Tahun ini imigran sah dari daratan Cina saja sudah berjumlah
60.000, dibanding cuma 26.000 tahun lalu. Datang pula 4000 orang
perahu di koloni Inggeris itu yang menunggu penempatan di tempat
lain Bahkan mereka tadinya dari Vietnam yang mengungsi ke
daratan Cina telah muncul di Hongkong sebagai imigran sah.
Ketika dikembalikan ke perbatasan, pejabat imigrasi Cina
menolak.
Membujuk Hanoi?
Siapa mau menampung? Sejak pristiwa Hai Hong, Presiden Carter
tergugah hatinya. Maka AS yang tadinya menetapkan batas 25.000
saja, pekan lalu menambah 21.875 lagi jumlah orang perahu itu
yang akan ditampungnya. Sekitar 175.000 orang Vietnam sudah
diizinkan memasuki AS, sedang ditaksir sebanyak itu pula
pengungsi Indocina di berbagai perkemahan menunggu giliran.

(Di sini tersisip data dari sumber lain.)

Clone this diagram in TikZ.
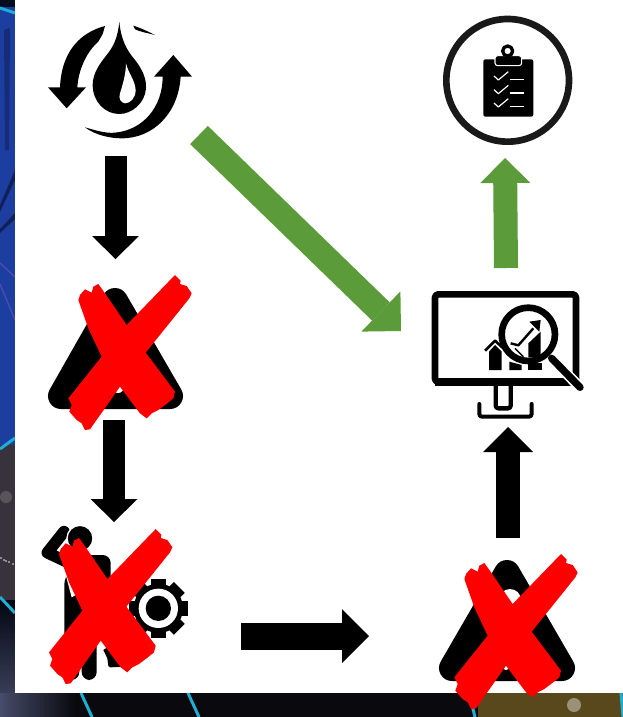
\documentclass[tikz,border=0pt]{standalone}
\usetikzlibrary{arrows.meta}
\definecolor{crossred}{RGB}{255,0,0}
\definecolor{arrowgreen}{RGB}{91,155,58}
\definecolor{streakcyan}{RGB}{30,175,215}
\definecolor{wallblue}{RGB}{28,62,160}
\definecolor{wallnavy}{RGB}{18,32,90}
\definecolor{wallgrey}{RGB}{55,50,60}
\definecolor{wallbrown}{RGB}{88,72,28}
\definecolor{wallblack}{RGB}{9,9,14}
\definecolor{wallslate}{RGB}{70,76,105}
\tikzset{
  icon/.style={x=.25pt,y=-.25pt},
  blockarrow/.style args={#1/#2/#3}{line width=#1pt,-{Triangle[length=#2pt,width=#3pt,line width=0pt]}},
  hazard/.style={fill=black,draw=black,line width=19.5pt,line join=round},
  streak/.style={streakcyan,line width=2.2pt},
}
\newcommand{\redcross}[1]{\fill[crossred,shift={(#1)},icon] (435,15)--(452,32)--(450,42)--(470,48)--(485,70)--(478,85)--(347,248)--(435,365)--(430,385)--(405,405)--(385,420)--(365,430)--(350,445)--(330,430)--(270,350)--(180,478)--(165,480)--(155,460)--(140,450)--(118,425)--(125,405)--(115,385)--(215,260)--(175,175)--(145,90)--(150,75)--(165,58)--(185,68)--(190,50)--(205,42)--(225,70)--(290,165)--cycle;}
\begin{document}
\begin{tikzpicture}[x=.75pt,y=-.75pt,>=stealth,line join=round]
\useasboundingbox (0,0) rectangle (623,717);
\fill[wallblue] (0,0) rectangle (15,445);
\fill[black!80!wallblue] (0,0) rectangle (15,7);
\fill[wallnavy!60!wallblue] (4,30)--(10,28)--(9,150)--(5,150)--cycle;
\fill[wallnavy] (0,205)--(15,170)--(15,180)--(0,212)--cycle;
\fill[wallnavy] (0,229)--(15,213)--(15,219)--(0,233)--cycle;
\draw[blue!40!gray,line width=1pt] (0,263)--(15,277);
\draw[blue!40!gray,line width=1pt] (0,284)--(15,320);
\fill[wallgrey] (0,445) rectangle (15,600);
\fill[gray!45!wallgrey] (6,497) circle (6);
\foreach \a/\b in {1/558,4/560,6/561,9/562,13/564} \fill[white!80!gray] (\a,\b) circle (.9);
\shade[top color=black!80!wallnavy,bottom color=wallslate] (0,600) rectangle (15,717);
\draw[streak] (0,8)--(15,13);
\draw[streak] (0,449)--(15,438);
\draw[streak] (0,597)--(15,613);
\shade[left color=wallslate,right color=wallblack] (0,693) rectangle (75,717);
\fill[wallblack] (75,693) rectangle (478,717);
\fill[wallbrown] (478,693) rectangle (623,717);
\fill[wallbrown!60!white] (574,705) circle (7);
\draw[streak] (81,693)--(92,717);
\draw[streak] (188,693)--(199,717);
\draw[streak] (469,693)--(475,717);
\draw[streak] (621,693)--(623,717);
\fill[white] (15,0) rectangle (623,693);
\begin{scope}[shift={(20,10)},icon]
\fill (298,35) .. controls (303,90) and (320,120) .. (345,150) .. controls (365,175) and (380,205) .. (378,235) .. controls (375,280) and (335,312) .. (298,312) .. controls (255,312) and (218,275) .. (218,225) .. controls (218,190) and (240,160) .. (260,135) .. controls (280,110) and (293,85) .. (298,35) -- cycle;
\fill[white] (318,160) .. controls (325,190) and (345,210) .. (347,240) .. controls (347,265) and (330,280) .. (315,280) .. controls (302,278) and (295,265) .. (300,250) .. controls (308,225) and (318,190) .. (318,160) -- cycle;
\fill (255,48) .. controls (190,65) and (125,115) .. (120,232) -- (84,232) -- (140,295) -- (198,232) -- (172,232) .. controls (175,180) and (200,125) .. (235,95) -- (248,72) -- cycle;
\fill (460,135) -- (516,200) -- (482,200) .. controls (475,310) and (400,385) .. (305,385) .. controls (270,385) and (225,375) .. (195,352) .. controls (240,365) and (260,370) .. (285,368) .. controls (370,360) and (428,290) .. (428,200) -- (402,200) -- cycle;
\fill (340,47) .. controls (365,55) and (385,65) .. (405,75) .. controls (385,70) and (360,65) .. (345,58) -- cycle;
\end{scope}
\draw[hazard] (61,396)--(115,301)--(170,396)--cycle;
\fill[white] (118,387) circle (6);
\draw[hazard] (452,668)--(507,573)--(562,668)--cycle;
\fill[white] (510,600) circle (11);
\fill[white] (506,666) circle (4);
\begin{scope}[shift={(20,510)},icon]
\draw[line width=8.75pt,line cap=round] (132,65)--(82,128)--(150,160);
\filldraw[fill=black,draw=white,line width=1pt] (180,85) circle (39);
\fill[rounded corners=6pt] (133,200)--(133,510)--(178,510)--(178,395)--(185,395)--(185,510)--(230,510)--(230,390)--(272,250)--(272,135)--(190,135)--cycle;
\fill[white] (136,190)--(148,195)--(168,255)--(155,262)--cycle;
\fill (250,420)--(265,410)--(320,470)--(270,472)--(265,468)--(262,445)--cycle;
\foreach \a in {0,45,...,315} \draw[line width=11.5pt] (415,295)--++(\a:89);
\fill (415,295) circle (74);
\fill[white] (415,295) circle (59);
\fill (415,295) circle (38);
\end{scope}
\begin{scope}[shift={(420,280)},icon]
\draw[line width=5pt,rounded corners=2.5pt] (45,43) rectangle (468,306);
\fill (45,295) rectangle (468,318);
\draw[line width=3.25pt,rounded corners=2pt] (227,318)--(227,385)--(272,385)--(272,318);
\draw[line width=3pt,rounded corners=2pt,line cap=round] (178,372)--(178,410)--(335,410)--(335,372);
\fill (207,270)--(207,215)--(225,195)--(245,215)--(245,270)--cycle;
\draw[line width=2pt] (195,212)--(225,182)--(250,205);
\fill (268,270)--(268,245)--(305,255)--(305,270)--cycle;
\fill (325,250)--(365,250)--(365,270)--(325,270)--cycle;
\draw[white,line width=8pt] (395,235)--(470,312);
\draw[line width=5.5pt,line cap=round] (395,235)--(480,322);
\filldraw[fill=white,draw=black,line width=5pt] (325,163) circle (80);
\draw[line width=1.8pt] (272,190)--(295,196)--(340,145);
\fill (328,125)--(362,120)--(358,155)--cycle;
\fill (325,232)--(325,190)--(362,155)--(362,230)--cycle;
\draw[line width=1pt] (285,205)--(310,230);
\end{scope}
\begin{scope}[shift={(430,15)},icon]
\draw[black!90,line width=5pt] (233,196) circle (184);
\fill[rounded corners=1.5pt] (160,133) rectangle (310,305);
\filldraw[fill=black,draw=white,line width=.8pt,rounded corners=2pt] (195,152)--(195,122)--(275,122)--(275,152)--cycle;
\filldraw[fill=white,draw=black,line width=2.5pt] (233,108) circle (15);
\foreach \b in {0,41,81} {
  \draw[white,line width=.9pt] (192,183+\b)--(205,195+\b)--(235,170+\b);
  \draw[white,line width=1pt] (240,193+\b)--(282,193+\b);
}
\end{scope}
\redcross{30,270}
\redcross{10.7,524}
\redcross{416,549}
\coordinate (drop-s) at (115.5,156);
\coordinate (drop-e) at (199,135);
\coordinate (warnone-n) at (115.5,259);
\coordinate (warnone-s) at (114,420);
\coordinate (worker-n) at (114,522);
\coordinate (worker-e) at (241,636);
\coordinate (warntwo-w) at (369,636);
\coordinate (warntwo-n) at (508,538);
\coordinate (monitor-s) at (508,427);
\coordinate (monitor-w) at (401,331);
\coordinate (monitor-n) at (506,268);
\coordinate (clipboard-s) at (505,158);
\draw[blockarrow=16.5/17.25/35.25] (drop-s)--(warnone-n);
\draw[blockarrow=16.5/17.25/35.25] (warnone-s)--(worker-n);
\draw[blockarrow=20.25/20.25/40.5] (worker-e)--(warntwo-w);
\draw[blockarrow=18/18.75/37.5] (warntwo-n)--(monitor-s);
\draw[blockarrow=18/18.75/37.5,arrowgreen] (monitor-n)--(clipboard-s);
\draw[blockarrow=19/21/42,arrowgreen] (drop-e)--(monitor-w);
\end{tikzpicture}
\end{document}
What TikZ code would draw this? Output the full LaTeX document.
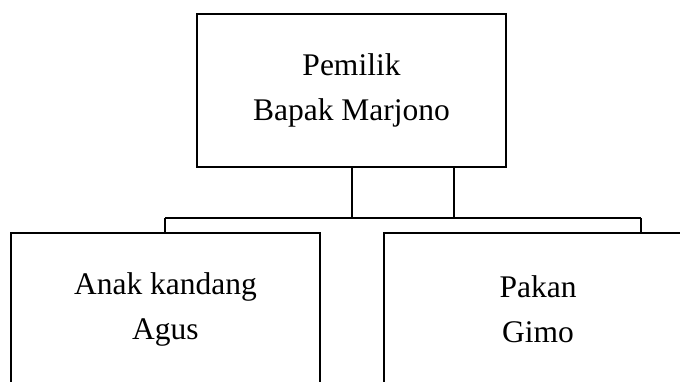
\documentclass[tikz,border=0pt]{standalone}
\usepackage{fontspec}
\setmainfont{Liberation Serif}
\usepackage{xcolor}
\usepackage{tikz}
\usetikzlibrary{calc}
\definecolor{ink}{HTML}{000000}
\definecolor{paper}{HTML}{FFFFFF}
\tikzset{
  orgbox/.style={draw=ink, line width=2pt, fill=paper, rectangle,
    minimum width=309pt, minimum height=153pt, inner sep=0pt,
    align=center, font=\fontsize{31.5}{45}\selectfont},
  link/.style={draw=ink, line width=2pt}
}
\begin{document}
\begin{tikzpicture}[x=1pt,y=-1pt]
  \useasboundingbox (0,0) rectangle (680,381);
  \clip (0,0) rectangle (680,381);
  \fill[paper] (0,0) rectangle (680,381);

  % owner at the top, two staff boxes below
  \node[orgbox] (owner) at (351.5,90.5) {Pemilik\\Bapak Marjono};
  \node[orgbox] (kandang) at (165.5,309.5) {Anak kandang\\Agus};
  \node[orgbox] (pakan) at (538,309.5) {Pakan\\Gimo};

  % bus line between the levels
  \coordinate (busL) at (165,218);
  \coordinate (busR) at (641,218);
  \coordinate (tap) at (454.3,218);

  \draw[link] (owner.south) -- (owner.south |- busL);
  \draw[link] (owner.south -| tap) -- (tap);
  \draw[link] (busL) -- (busR);
  \draw[link] (busL) -- (busL |- kandang.north);
  \draw[link] (busR) -- (busR |- pakan.north);
\end{tikzpicture}
\end{document}
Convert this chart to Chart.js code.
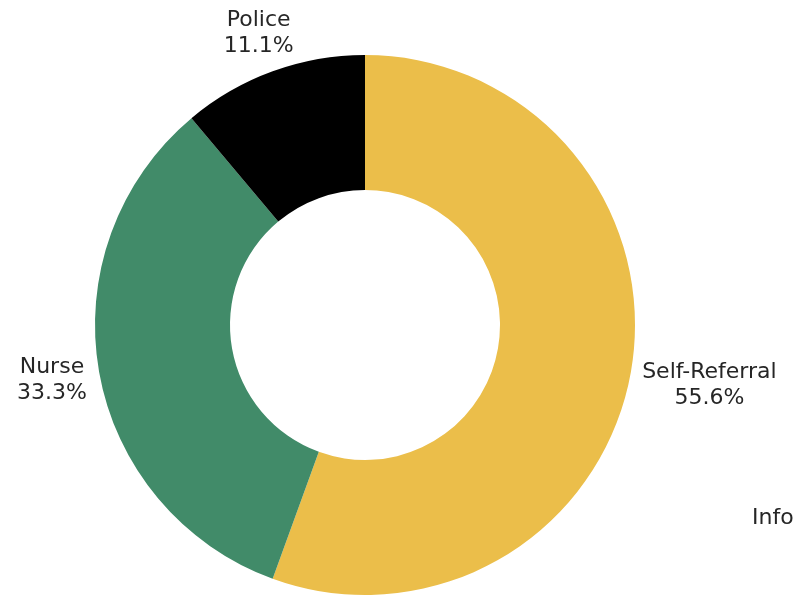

Walaupun perang Vietnam sudah selesai, hati nurani Amerika
tampaknya masih terus dirongrongnya karena tragedi orang perahu
itu.
Perancis, Kanada, Australia dan belakangan ini Jerman Barat juga
mulai ikut menampung, tapi dengan jatah yang kecil. Soal
perkemahan pengungsi di Asia Tenggara tetap masih ruwet, mungkin
untuk waktu lama. Sudah ada pemikiran, antara lain dari Menlu
Mochtar Kusumaatmadja, untuk mengajak anggota-anggota ASEAN
secara bersama membujuk Hanoi supaya menyetop arus manusia dari
Vietnam. Tapi Hanoi pagi-pagi mengatakan bahwa Vietnam pun
kewalahan menampung pelarian dari Kambodia.